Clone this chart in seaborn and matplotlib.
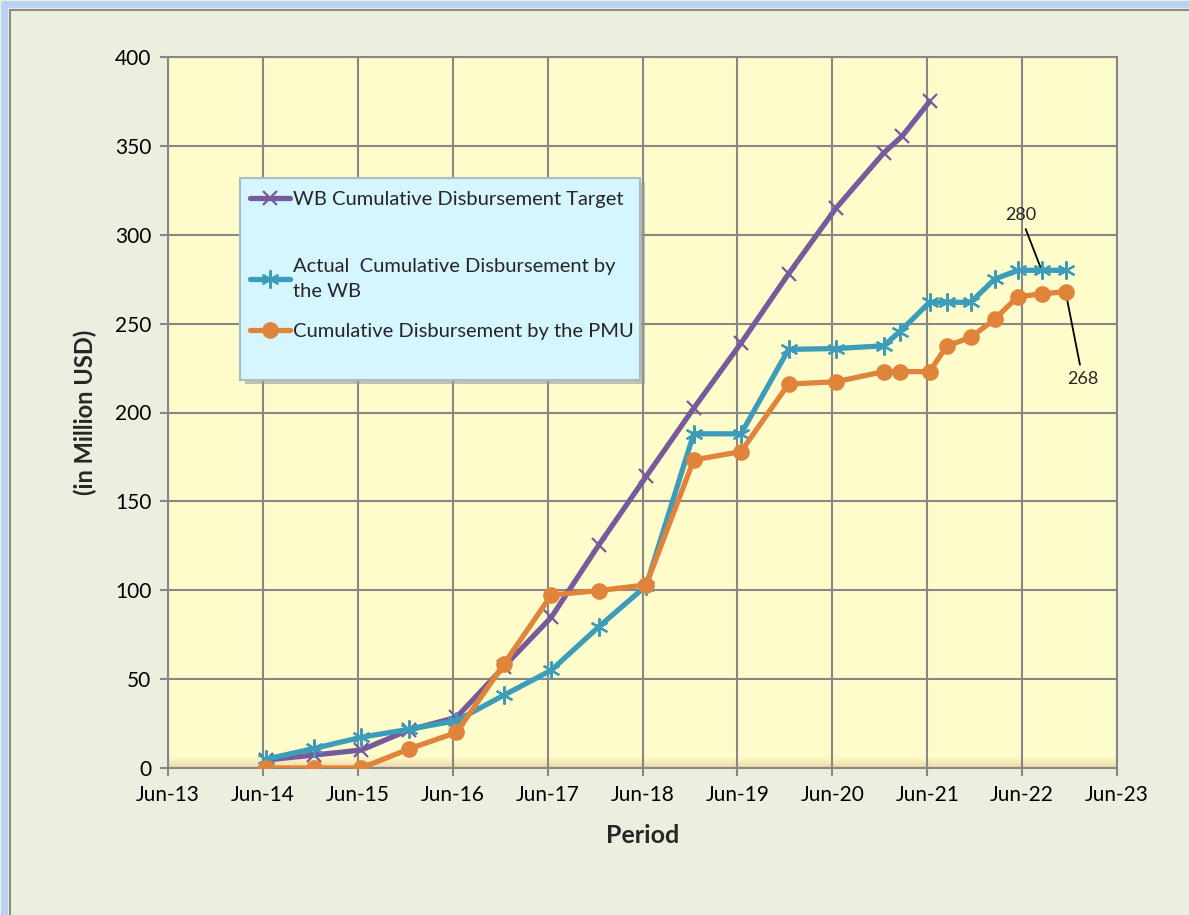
import numpy as np
import pandas as pd
import matplotlib
matplotlib.use("Agg")
import matplotlib.pyplot as plt
import seaborn as sns
from matplotlib.patches import Rectangle
from matplotlib.lines import Line2D
from matplotlib.colors import LinearSegmentedColormap

# ---------------- data ----------------
target_dates = ["2014-06-15", "2014-12-15", "2015-06-15", "2015-12-15", "2016-06-15",
                "2016-12-15", "2017-06-15", "2017-12-15", "2018-06-15", "2018-12-15",
                "2019-06-15", "2019-12-15", "2020-06-15", "2020-12-15", "2021-02-25",
                "2021-06-10"]
target_vals = [4.5, 7.3, 10.1, 21.4, 28.5, 57, 84.8, 125.5, 164, 202.4,
               239, 278, 315, 346, 355.6, 375]

actual_dates = ["2014-06-15", "2014-12-15", "2015-06-15", "2015-12-15", "2016-06-15",
                "2016-12-15", "2017-06-15", "2017-12-15", "2018-06-15", "2018-12-15",
                "2019-06-15", "2019-12-15", "2020-06-15", "2020-12-15", "2021-02-15",
                "2021-06-10", "2021-08-15", "2021-11-15", "2022-02-15", "2022-05-15",
                "2022-08-15", "2022-11-15"]
wb_vals = [5, 11, 17.3, 21.8, 26.6, 41, 55, 79.5, 102.5, 188,
           188, 235.5, 236, 237.5, 245.5, 262, 262, 262, 275, 280,
           280, 280]
pmu_vals = [0, 0, 0, 10.7, 20, 58.5, 97.3, 99.8, 103, 173.3,
            178, 216, 217.3, 223, 223, 223, 237.4, 242.3, 252.4, 265.2,
            266.7, 268]

series_labels = ["WB Cumulative Disbursement Target",
                 "Actual  Cumulative Disbursement by\nthe WB",
                 "Cumulative Disbursement by the PMU"]
tick_dates = ["2013-06-01", "2014-06-01", "2015-06-01", "2016-06-01", "2017-06-01",
              "2018-06-01", "2019-06-01", "2020-06-01", "2021-06-01", "2022-06-01",
              "2023-06-01"]
tick_labels = ["Jun-13", "Jun-14", "Jun-15", "Jun-16", "Jun-17", "Jun-18",
               "Jun-19", "Jun-20", "Jun-21", "Jun-22", "Jun-23"]
y_ticks = [0, 50, 100, 150, 200, 250, 300, 350, 400]

# ---------------- style ----------------
sns.set_theme(style="white")
plt.rcParams['font.family'] = ['Lato', 'DejaVu Sans']

purple = "#775A9C"
teal = "#3B9DB9"
orange = "#E0843C"
grid_c = "#878787"
fig_bg = "#ECEEDF"
plot_bg = "#FFFCCC"

W, H = 1189, 915
fig = plt.figure(figsize=(W / 100, H / 100), dpi=100, facecolor=fig_bg)

# outer frame (glow + gray border)
fig.add_artist(Line2D([4 / W, 4 / W], [0, 1 - 4 / H], transform=fig.transFigure,
                      color="#B7D3F3", lw=5, zorder=0))
fig.add_artist(Line2D([4 / W, 1], [1 - 4 / H, 1 - 4 / H], transform=fig.transFigure,
                      color="#B7D3F3", lw=5, zorder=0))
fig.add_artist(Line2D([10 / W, 10 / W], [0, 1 - 10 / H], transform=fig.transFigure,
                      color="#8A8A8A", lw=1.5, zorder=0))
fig.add_artist(Line2D([10 / W, 1], [1 - 10 / H, 1 - 10 / H], transform=fig.transFigure,
                      color="#8A8A8A", lw=1.5, zorder=0))

ax = fig.add_axes([168 / W, 1 - 768 / H, (1117 - 168) / W, (768 - 57) / H])
ax.set_facecolor(plot_bg)

# subtle bottom gradient of plot area
grad = np.linspace(0, 1, 50).reshape(-1, 1)
cm = LinearSegmentedColormap.from_list("g", ["#EED9A6", plot_bg])
ax.imshow(grad, aspect="auto", cmap=cm, extent=[0, 1, 0, 0.016],
          transform=ax.transAxes, origin="lower", zorder=0.5)

td = pd.to_datetime(target_dates)
ad = pd.to_datetime(actual_dates)

sns.lineplot(x=td, y=target_vals, ax=ax, color=purple, linewidth=3.8,
             marker="x", markersize=10, markeredgewidth=1.6,
             markeredgecolor=purple, label=series_labels[0], zorder=3)
sns.lineplot(x=ad, y=wb_vals, ax=ax, color=teal, linewidth=3.8,
             marker=(6, 2, 0), markersize=13, markeredgewidth=1.6,
             markeredgecolor=teal, label=series_labels[1], zorder=4)
sns.lineplot(x=ad, y=pmu_vals, ax=ax, color=orange, linewidth=3.8,
             marker="o", markersize=12, markeredgewidth=0,
             markerfacecolor=orange, markeredgecolor=orange,
             label=series_labels[2], zorder=5)

xt = pd.to_datetime(tick_dates)
ax.set_xlim(xt[0], xt[-1])
ax.set_ylim(0, 400)
ax.set_xticks(xt)
ax.set_xticklabels(tick_labels)
ax.set_yticks(y_ticks)
ax.set_yticklabels([str(v) for v in y_ticks])
ax.grid(True, color=grid_c, linewidth=1.5, zorder=1)
ax.set_axisbelow(True)
for s in ax.spines.values():
    s.set_color(grid_c)
    s.set_linewidth(1.5)
ax.tick_params(axis="both", which="major", direction="out", length=6, width=1.5,
               color=grid_c, labelsize=15, labelcolor="black", pad=6,
               bottom=True, left=True)
ax.set_xlabel("Period", fontsize=18, fontweight="bold", labelpad=14)
ax.set_ylabel("(in Million USD)", fontsize=17, fontweight="bold")
ax.yaxis.set_label_coords(-0.0745, 0.5)

# data labels with leader lines
ax.annotate("280", xy=(ad[20], wb_vals[20]), xytext=(pd.Timestamp("2022-05-25"), 311),
            ha="center", va="center", fontsize=13,
            arrowprops=dict(arrowstyle="-", color="black", lw=1.3, shrinkA=2, shrinkB=0))
ax.annotate("268", xy=(ad[21], pmu_vals[21]), xytext=(pd.Timestamp("2023-01-20"), 219),
            ha="center", va="center", fontsize=13,
            arrowprops=dict(arrowstyle="-", color="black", lw=1.3, shrinkA=2, shrinkB=0))

# legend box (drawn manually) + legend entries
handles, labels = ax.get_legend_handles_labels()
ax.get_legend().remove()
fig.add_artist(Rectangle((245 / W, 1 - 384 / H), 400 / W, 202 / H, transform=fig.transFigure,
                         facecolor="#9A9A9A", edgecolor="none", alpha=0.6, zorder=6))
fig.add_artist(Rectangle((240 / W, 1 - 380 / H), 400 / W, 202 / H, transform=fig.transFigure,
                         facecolor="#D5F6FE", edgecolor="#A9BCC4", lw=1.5, zorder=7))
entry_tops = [177, 244, 309]
for h, l, top in zip(handles, labels, entry_tops):
    lg = fig.legend([h], [l], loc="upper left",
                    bbox_to_anchor=(236 / W, 1 - top / H), frameon=False,
                    fontsize=14.5, handlelength=2.0, handletextpad=0.12,
                    borderpad=0.2)
    for t in lg.get_texts():
        t.set_linespacing(1.55)
    lg.set_zorder(8)

fig.savefig("out.png", dpi=100, facecolor=fig_bg)
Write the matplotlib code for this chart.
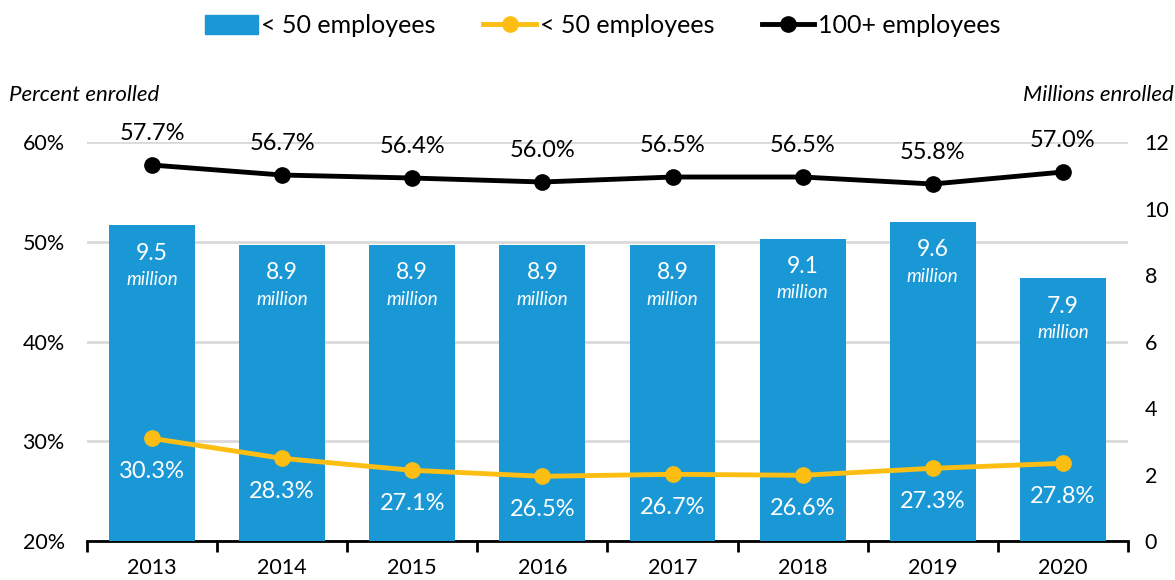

··········

TASK PROMPT | Your copy should hold every record word for word and none of the pictures.

ANSWER FOR THIS EXERCISE |
Clone this chart in seaborn and matplotlib.
import numpy as np
import pandas as pd
import matplotlib
matplotlib.use("Agg")
import matplotlib.pyplot as plt
import seaborn as sns
from matplotlib.patches import Rectangle
from matplotlib.lines import Line2D
from matplotlib.colors import LinearSegmentedColormap

# ---------------- data ----------------
target_dates = ["2014-06-15", "2014-12-15", "2015-06-15", "2015-12-15", "2016-06-15",
                "2016-12-15", "2017-06-15", "2017-12-15", "2018-06-15", "2018-12-15",
                "2019-06-15", "2019-12-15", "2020-06-15", "2020-12-15", "2021-02-25",
                "2021-06-10"]
target_vals = [4.5, 7.3, 10.1, 21.4, 28.5, 57, 84.8, 125.5, 164, 202.4,
               239, 278, 315, 346, 355.6, 375]

actual_dates = ["2014-06-15", "2014-12-15", "2015-06-15", "2015-12-15", "2016-06-15",
                "2016-12-15", "2017-06-15", "2017-12-15", "2018-06-15", "2018-12-15",
                "2019-06-15", "2019-12-15", "2020-06-15", "2020-12-15", "2021-02-15",
                "2021-06-10", "2021-08-15", "2021-11-15", "2022-02-15", "2022-05-15",
                "2022-08-15", "2022-11-15"]
wb_vals = [5, 11, 17.3, 21.8, 26.6, 41, 55, 79.5, 102.5, 188,
           188, 235.5, 236, 237.5, 245.5, 262, 262, 262, 275, 280,
           280, 280]
pmu_vals = [0, 0, 0, 10.7, 20, 58.5, 97.3, 99.8, 103, 173.3,
            178, 216, 217.3, 223, 223, 223, 237.4, 242.3, 252.4, 265.2,
            266.7, 268]

series_labels = ["WB Cumulative Disbursement Target",
                 "Actual  Cumulative Disbursement by\nthe WB",
                 "Cumulative Disbursement by the PMU"]
tick_dates = ["2013-06-01", "2014-06-01", "2015-06-01", "2016-06-01", "2017-06-01",
              "2018-06-01", "2019-06-01", "2020-06-01", "2021-06-01", "2022-06-01",
              "2023-06-01"]
tick_labels = ["Jun-13", "Jun-14", "Jun-15", "Jun-16", "Jun-17", "Jun-18",
               "Jun-19", "Jun-20", "Jun-21", "Jun-22", "Jun-23"]
y_ticks = [0, 50, 100, 150, 200, 250, 300, 350, 400]

# ---------------- style ----------------
sns.set_theme(style="white")
plt.rcParams['font.family'] = ['Lato', 'DejaVu Sans']

purple = "#775A9C"
teal = "#3B9DB9"
orange = "#E0843C"
grid_c = "#878787"
fig_bg = "#ECEEDF"
plot_bg = "#FFFCCC"

W, H = 1189, 915
fig = plt.figure(figsize=(W / 100, H / 100), dpi=100, facecolor=fig_bg)

# outer frame (glow + gray border)
fig.add_artist(Line2D([4 / W, 4 / W], [0, 1 - 4 / H], transform=fig.transFigure,
                      color="#B7D3F3", lw=5, zorder=0))
fig.add_artist(Line2D([4 / W, 1], [1 - 4 / H, 1 - 4 / H], transform=fig.transFigure,
                      color="#B7D3F3", lw=5, zorder=0))
fig.add_artist(Line2D([10 / W, 10 / W], [0, 1 - 10 / H], transform=fig.transFigure,
                      color="#8A8A8A", lw=1.5, zorder=0))
fig.add_artist(Line2D([10 / W, 1], [1 - 10 / H, 1 - 10 / H], transform=fig.transFigure,
                      color="#8A8A8A", lw=1.5, zorder=0))

ax = fig.add_axes([168 / W, 1 - 768 / H, (1117 - 168) / W, (768 - 57) / H])
ax.set_facecolor(plot_bg)

# subtle bottom gradient of plot area
grad = np.linspace(0, 1, 50).reshape(-1, 1)
cm = LinearSegmentedColormap.from_list("g", ["#EED9A6", plot_bg])
ax.imshow(grad, aspect="auto", cmap=cm, extent=[0, 1, 0, 0.016],
          transform=ax.transAxes, origin="lower", zorder=0.5)

td = pd.to_datetime(target_dates)
ad = pd.to_datetime(actual_dates)

sns.lineplot(x=td, y=target_vals, ax=ax, color=purple, linewidth=3.8,
             marker="x", markersize=10, markeredgewidth=1.6,
             markeredgecolor=purple, label=series_labels[0], zorder=3)
sns.lineplot(x=ad, y=wb_vals, ax=ax, color=teal, linewidth=3.8,
             marker=(6, 2, 0), markersize=13, markeredgewidth=1.6,
             markeredgecolor=teal, label=series_labels[1], zorder=4)
sns.lineplot(x=ad, y=pmu_vals, ax=ax, color=orange, linewidth=3.8,
             marker="o", markersize=12, markeredgewidth=0,
             markerfacecolor=orange, markeredgecolor=orange,
             label=series_labels[2], zorder=5)

xt = pd.to_datetime(tick_dates)
ax.set_xlim(xt[0], xt[-1])
ax.set_ylim(0, 400)
ax.set_xticks(xt)
ax.set_xticklabels(tick_labels)
ax.set_yticks(y_ticks)
ax.set_yticklabels([str(v) for v in y_ticks])
ax.grid(True, color=grid_c, linewidth=1.5, zorder=1)
ax.set_axisbelow(True)
for s in ax.spines.values():
    s.set_color(grid_c)
    s.set_linewidth(1.5)
ax.tick_params(axis="both", which="major", direction="out", length=6, width=1.5,
               color=grid_c, labelsize=15, labelcolor="black", pad=6,
               bottom=True, left=True)
ax.set_xlabel("Period", fontsize=18, fontweight="bold", labelpad=14)
ax.set_ylabel("(in Million USD)", fontsize=17, fontweight="bold")
ax.yaxis.set_label_coords(-0.0745, 0.5)

# data labels with leader lines
ax.annotate("280", xy=(ad[20], wb_vals[20]), xytext=(pd.Timestamp("2022-05-25"), 311),
            ha="center", va="center", fontsize=13,
            arrowprops=dict(arrowstyle="-", color="black", lw=1.3, shrinkA=2, shrinkB=0))
ax.annotate("268", xy=(ad[21], pmu_vals[21]), xytext=(pd.Timestamp("2023-01-20"), 219),
            ha="center", va="center", fontsize=13,
            arrowprops=dict(arrowstyle="-", color="black", lw=1.3, shrinkA=2, shrinkB=0))

# legend box (drawn manually) + legend entries
handles, labels = ax.get_legend_handles_labels()
ax.get_legend().remove()
fig.add_artist(Rectangle((245 / W, 1 - 384 / H), 400 / W, 202 / H, transform=fig.transFigure,
                         facecolor="#9A9A9A", edgecolor="none", alpha=0.6, zorder=6))
fig.add_artist(Rectangle((240 / W, 1 - 380 / H), 400 / W, 202 / H, transform=fig.transFigure,
                         facecolor="#D5F6FE", edgecolor="#A9BCC4", lw=1.5, zorder=7))
entry_tops = [177, 244, 309]
for h, l, top in zip(handles, labels, entry_tops):
    lg = fig.legend([h], [l], loc="upper left",
                    bbox_to_anchor=(236 / W, 1 - top / H), frameon=False,
                    fontsize=14.5, handlelength=2.0, handletextpad=0.12,
                    borderpad=0.2)
    for t in lg.get_texts():
        t.set_linespacing(1.55)
    lg.set_zorder(8)

fig.savefig("out.png", dpi=100, facecolor=fig_bg)
Write the matplotlib code for this chart.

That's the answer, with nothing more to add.